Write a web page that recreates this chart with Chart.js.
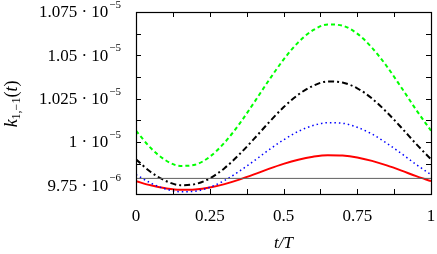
<!DOCTYPE html>
<html>
<head>
<meta charset="utf-8">
<script src="https://cdn.jsdelivr.net/npm/chart.js@4/dist/chart.umd.min.js"></script>
<style>
  html, body { margin: 0; padding: 0; background: #fff; }
  #wrap { width: 437px; height: 254px; }
</style>
</head>
<body>
<div id="wrap"><canvas id="myChart" width="437" height="254"></canvas></div>
<script>
'use strict';

// t/T sample points
const tValues = [0, 0.05, 0.1, 0.15, 0.2, 0.25, 0.3, 0.35, 0.4, 0.45, 0.5,
                 0.55, 0.6, 0.65, 0.7, 0.75, 0.8, 0.85, 0.9, 0.95, 1];

// k values, in units of 1e-6
const greenValues = [10.065, 9.965, 9.895, 9.862, 9.869, 9.915, 9.996, 10.103, 10.227, 10.355, 10.475,
                     10.575, 10.645, 10.678, 10.671, 10.625, 10.544, 10.437, 10.313, 10.185, 10.065];
const blackValues = [9.90, 9.827, 9.776, 9.751, 9.757, 9.79, 9.849, 9.928, 10.018, 10.112, 10.20,
                     10.273, 10.324, 10.349, 10.343, 10.31, 10.251, 10.172, 10.082, 9.988, 9.90];
const blueValues = [9.812, 9.763, 9.729, 9.713, 9.716, 9.739, 9.778, 9.831, 9.891, 9.954, 10.012,
                    10.061, 10.095, 10.111, 10.108, 10.085, 10.046, 9.993, 9.933, 9.870, 9.812];
const redValues = [9.774, 9.75, 9.733, 9.724, 9.726, 9.737, 9.757, 9.783, 9.813, 9.845, 9.874,
                   9.898, 9.915, 9.924, 9.922, 9.911, 9.891, 9.865, 9.835, 9.803, 9.774];
const baseLine = [9.79, 9.79];
const baseX = [0, 1];

// tick labels
const xTickLabels = [
    { value: 0, text: '0' },
    { value: 0.25, text: '0.25' },
    { value: 0.5, text: '0.5' },
    { value: 0.75, text: '0.75' },
    { value: 1, text: '1' }
];
const yTickLabels = [
    { value: 9.75, mant: '9.75', exp: '\u22126' },
    { value: 10, mant: '1', exp: '\u22125' },
    { value: 10.25, mant: '1.025', exp: '\u22125' },
    { value: 10.5, mant: '1.05', exp: '\u22125' },
    { value: 10.75, mant: '1.075', exp: '\u22125' }
];

const FONT = '"Liberation Serif", "DejaVu Serif", serif';

function toPoints(xs, ys) {
    return xs.map(function(x, i) { return { x: x, y: ys[i] }; });
}

function curve(values, color, dash, width) {
    return {
        data: toPoints(tValues, values),
        borderColor: color,
        borderWidth: width,
        borderDash: dash,
        pointRadius: 0,
        fill: false,
        cubicInterpolationMode: 'monotone'
    };
}

/* ticks inward + labels with exponents */
const gnuplotLook = {
    id: 'gnuplotLook',
    afterDatasetsDraw: function(chart) {
        const ctx = chart.ctx;
        const a = chart.chartArea;
        const xs = chart.scales.x;
        const ys = chart.scales.y;
        ctx.save();
        ctx.strokeStyle = '#000';
        ctx.lineWidth = 1;
        ctx.beginPath();
        for (let tick of xs.ticks) {
            const px = Math.round(xs.getPixelForValue(tick.value)) + 0.5;
            ctx.moveTo(px, a.bottom); ctx.lineTo(px, a.bottom - 5);
            ctx.moveTo(px, a.top); ctx.lineTo(px, a.top + 5);
        }
        for (let tick of ys.ticks) {
            const py = Math.round(ys.getPixelForValue(tick.value)) + 0.5;
            ctx.moveTo(a.left, py); ctx.lineTo(a.left + 5, py);
            ctx.moveTo(a.right, py); ctx.lineTo(a.right - 5, py);
        }
        ctx.stroke();
        ctx.lineWidth = 1.2;
        ctx.strokeRect(Math.round(a.left) + 0.5, Math.round(a.top) + 0.5,
                       Math.round(a.right - a.left), Math.round(a.bottom - a.top));

        ctx.fillStyle = '#000';

        // x labels
        ctx.font = '17px ' + FONT;
        ctx.textAlign = 'center';
        ctx.textBaseline = 'middle';
        for (let lab of xTickLabels) {
            ctx.fillText(lab.text, xs.getPixelForValue(lab.value), 217);
        }

        // y labels
        for (let lab of yTickLabels) {
            const py = ys.getPixelForValue(lab.value);
            ctx.font = '11px ' + FONT;
            const ew = ctx.measureText(lab.exp).width;
            const right = a.left - 15;
            ctx.textAlign = 'left';
            ctx.fillText(lab.exp, right - ew, py - 7);
            ctx.font = '17px ' + FONT;
            ctx.textAlign = 'right';
            ctx.fillText(lab.mant + ' \u00b7 10', right - ew - 1, py + 1);
        }

        // x title
        ctx.font = 'italic 17px ' + FONT;
        ctx.textAlign = 'center';
        ctx.fillText('t/T', (a.left + a.right) / 2, 244);

        // y title
        ctx.translate(12, 104);
        ctx.rotate(-Math.PI / 2);
        ctx.textAlign = 'left';
        ctx.font = 'italic 18px ' + FONT;
        const w1 = ctx.measureText('k').width;
        ctx.font = '12px ' + FONT;
        const w2 = ctx.measureText('1,\u22121').width;
        ctx.font = '18px ' + FONT;
        const w3 = ctx.measureText('(t)').width;
        let x0 = -(w1 + w2 + w3) / 2;
        ctx.font = 'italic 18px ' + FONT;
        ctx.fillText('k', x0, 0);
        ctx.font = '12px ' + FONT;
        ctx.fillText('1,\u22121', x0 + w1, 5);
        ctx.font = '18px ' + FONT;
        ctx.fillText('(', x0 + w1 + w2, 0);
        const wp = ctx.measureText('(').width;
        ctx.font = 'italic 18px ' + FONT;
        ctx.fillText('t', x0 + w1 + w2 + wp, 0);
        const wt = ctx.measureText('t').width;
        ctx.font = '18px ' + FONT;
        ctx.fillText(')', x0 + w1 + w2 + wp + wt, 0);
        ctx.restore();
    }
};

const ctx = document.getElementById('myChart').getContext('2d');

const chart = new Chart(ctx, {
    type: 'line',
    data: {
        datasets: [
            {
                data: toPoints(baseX, baseLine),
                borderColor: '#606060',
                borderWidth: 1,
                pointRadius: 0,
                fill: false
            },
            curve(greenValues, '#00ff00', [4, 3], 2),
            curve(blackValues, '#000000', [6, 3, 2, 3], 2),
            curve(blueValues, '#0000ff', [1.5, 3], 1.5),
            curve(redValues, '#ff0000', [], 2)
        ]
    },
    options: {
        responsive: false,
        animation: false,
        layout: { padding: { left: 0, right: 6, top: 12, bottom: 0 } },
        plugins: {
            legend: { display: false },
            tooltip: { enabled: false }
        },
        scales: {
            x: {
                type: 'linear',
                min: 0,
                max: 1,
                border: { display: false },
                grid: { display: false, drawTicks: false },
                ticks: { stepSize: 0.125, display: false },
                afterFit: function(scale) { scale.height = 60; }
            },
            y: {
                type: 'linear',
                min: 9.7,
                max: 10.75,
                border: { display: false },
                grid: { display: false, drawTicks: false },
                ticks: { stepSize: 0.125, display: false },
                afterFit: function(scale) { scale.width = 136; }
            }
        }
    },
    plugins: [gnuplotLook]
});
</script>
</body>
</html>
· · · ·
WHAT THE TASK REQUIRES: Except for the pictures, give all the material above again verbatim.

EXERCISE ANSWER:
Write a web page that recreates this chart with Chart.js.
<!DOCTYPE html>
<html>
<head>
<meta charset="utf-8">
<script src="https://cdn.jsdelivr.net/npm/chart.js@4/dist/chart.umd.min.js"></script>
<style>
  html, body { margin: 0; padding: 0; background: #fff; }
  #wrap { width: 437px; height: 254px; }
</style>
</head>
<body>
<div id="wrap"><canvas id="myChart" width="437" height="254"></canvas></div>
<script>
'use strict';

// t/T sample points
const tValues = [0, 0.05, 0.1, 0.15, 0.2, 0.25, 0.3, 0.35, 0.4, 0.45, 0.5,
                 0.55, 0.6, 0.65, 0.7, 0.75, 0.8, 0.85, 0.9, 0.95, 1];

// k values, in units of 1e-6
const greenValues = [10.065, 9.965, 9.895, 9.862, 9.869, 9.915, 9.996, 10.103, 10.227, 10.355, 10.475,
                     10.575, 10.645, 10.678, 10.671, 10.625, 10.544, 10.437, 10.313, 10.185, 10.065];
const blackValues = [9.90, 9.827, 9.776, 9.751, 9.757, 9.79, 9.849, 9.928, 10.018, 10.112, 10.20,
                     10.273, 10.324, 10.349, 10.343, 10.31, 10.251, 10.172, 10.082, 9.988, 9.90];
const blueValues = [9.812, 9.763, 9.729, 9.713, 9.716, 9.739, 9.778, 9.831, 9.891, 9.954, 10.012,
                    10.061, 10.095, 10.111, 10.108, 10.085, 10.046, 9.993, 9.933, 9.870, 9.812];
const redValues = [9.774, 9.75, 9.733, 9.724, 9.726, 9.737, 9.757, 9.783, 9.813, 9.845, 9.874,
                   9.898, 9.915, 9.924, 9.922, 9.911, 9.891, 9.865, 9.835, 9.803, 9.774];
const baseLine = [9.79, 9.79];
const baseX = [0, 1];

// tick labels
const xTickLabels = [
    { value: 0, text: '0' },
    { value: 0.25, text: '0.25' },
    { value: 0.5, text: '0.5' },
    { value: 0.75, text: '0.75' },
    { value: 1, text: '1' }
];
const yTickLabels = [
    { value: 9.75, mant: '9.75', exp: '\u22126' },
    { value: 10, mant: '1', exp: '\u22125' },
    { value: 10.25, mant: '1.025', exp: '\u22125' },
    { value: 10.5, mant: '1.05', exp: '\u22125' },
    { value: 10.75, mant: '1.075', exp: '\u22125' }
];

const FONT = '"Liberation Serif", "DejaVu Serif", serif';

function toPoints(xs, ys) {
    return xs.map(function(x, i) { return { x: x, y: ys[i] }; });
}

function curve(values, color, dash, width) {
    return {
        data: toPoints(tValues, values),
        borderColor: color,
        borderWidth: width,
        borderDash: dash,
        pointRadius: 0,
        fill: false,
        cubicInterpolationMode: 'monotone'
    };
}

/* ticks inward + labels with exponents */
const gnuplotLook = {
    id: 'gnuplotLook',
    afterDatasetsDraw: function(chart) {
        const ctx = chart.ctx;
        const a = chart.chartArea;
        const xs = chart.scales.x;
        const ys = chart.scales.y;
        ctx.save();
        ctx.strokeStyle = '#000';
        ctx.lineWidth = 1;
        ctx.beginPath();
        for (let tick of xs.ticks) {
            const px = Math.round(xs.getPixelForValue(tick.value)) + 0.5;
            ctx.moveTo(px, a.bottom); ctx.lineTo(px, a.bottom - 5);
            ctx.moveTo(px, a.top); ctx.lineTo(px, a.top + 5);
        }
        for (let tick of ys.ticks) {
            const py = Math.round(ys.getPixelForValue(tick.value)) + 0.5;
            ctx.moveTo(a.left, py); ctx.lineTo(a.left + 5, py);
            ctx.moveTo(a.right, py); ctx.lineTo(a.right - 5, py);
        }
        ctx.stroke();
        ctx.lineWidth = 1.2;
        ctx.strokeRect(Math.round(a.left) + 0.5, Math.round(a.top) + 0.5,
                       Math.round(a.right - a.left), Math.round(a.bottom - a.top));

        ctx.fillStyle = '#000';

        // x labels
        ctx.font = '17px ' + FONT;
        ctx.textAlign = 'center';
        ctx.textBaseline = 'middle';
        for (let lab of xTickLabels) {
            ctx.fillText(lab.text, xs.getPixelForValue(lab.value), 217);
        }

        // y labels
        for (let lab of yTickLabels) {
            const py = ys.getPixelForValue(lab.value);
            ctx.font = '11px ' + FONT;
            const ew = ctx.measureText(lab.exp).width;
            const right = a.left - 15;
            ctx.textAlign = 'left';
            ctx.fillText(lab.exp, right - ew, py - 7);
            ctx.font = '17px ' + FONT;
            ctx.textAlign = 'right';
            ctx.fillText(lab.mant + ' \u00b7 10', right - ew - 1, py + 1);
        }

        // x title
        ctx.font = 'italic 17px ' + FONT;
        ctx.textAlign = 'center';
        ctx.fillText('t/T', (a.left + a.right) / 2, 244);

        // y title
        ctx.translate(12, 104);
        ctx.rotate(-Math.PI / 2);
        ctx.textAlign = 'left';
        ctx.font = 'italic 18px ' + FONT;
        const w1 = ctx.measureText('k').width;
        ctx.font = '12px ' + FONT;
        const w2 = ctx.measureText('1,\u22121').width;
        ctx.font = '18px ' + FONT;
        const w3 = ctx.measureText('(t)').width;
        let x0 = -(w1 + w2 + w3) / 2;
        ctx.font = 'italic 18px ' + FONT;
        ctx.fillText('k', x0, 0);
        ctx.font = '12px ' + FONT;
        ctx.fillText('1,\u22121', x0 + w1, 5);
        ctx.font = '18px ' + FONT;
        ctx.fillText('(', x0 + w1 + w2, 0);
        const wp = ctx.measureText('(').width;
        ctx.font = 'italic 18px ' + FONT;
        ctx.fillText('t', x0 + w1 + w2 + wp, 0);
        const wt = ctx.measureText('t').width;
        ctx.font = '18px ' + FONT;
        ctx.fillText(')', x0 + w1 + w2 + wp + wt, 0);
        ctx.restore();
    }
};

const ctx = document.getElementById('myChart').getContext('2d');

const chart = new Chart(ctx, {
    type: 'line',
    data: {
        datasets: [
            {
                data: toPoints(baseX, baseLine),
                borderColor: '#606060',
                borderWidth: 1,
                pointRadius: 0,
                fill: false
            },
            curve(greenValues, '#00ff00', [4, 3], 2),
            curve(blackValues, '#000000', [6, 3, 2, 3], 2),
            curve(blueValues, '#0000ff', [1.5, 3], 1.5),
            curve(redValues, '#ff0000', [], 2)
        ]
    },
    options: {
        responsive: false,
        animation: false,
        layout: { padding: { left: 0, right: 6, top: 12, bottom: 0 } },
        plugins: {
            legend: { display: false },
            tooltip: { enabled: false }
        },
        scales: {
            x: {
                type: 'linear',
                min: 0,
                max: 1,
                border: { display: false },
                grid: { display: false, drawTicks: false },
                ticks: { stepSize: 0.125, display: false },
                afterFit: function(scale) { scale.height = 60; }
            },
            y: {
                type: 'linear',
                min: 9.7,
                max: 10.75,
                border: { display: false },
                grid: { display: false, drawTicks: false },
                ticks: { stepSize: 0.125, display: false },
                afterFit: function(scale) { scale.width = 136; }
            }
        }
    },
    plugins: [gnuplotLook]
});
</script>
</body>
</html>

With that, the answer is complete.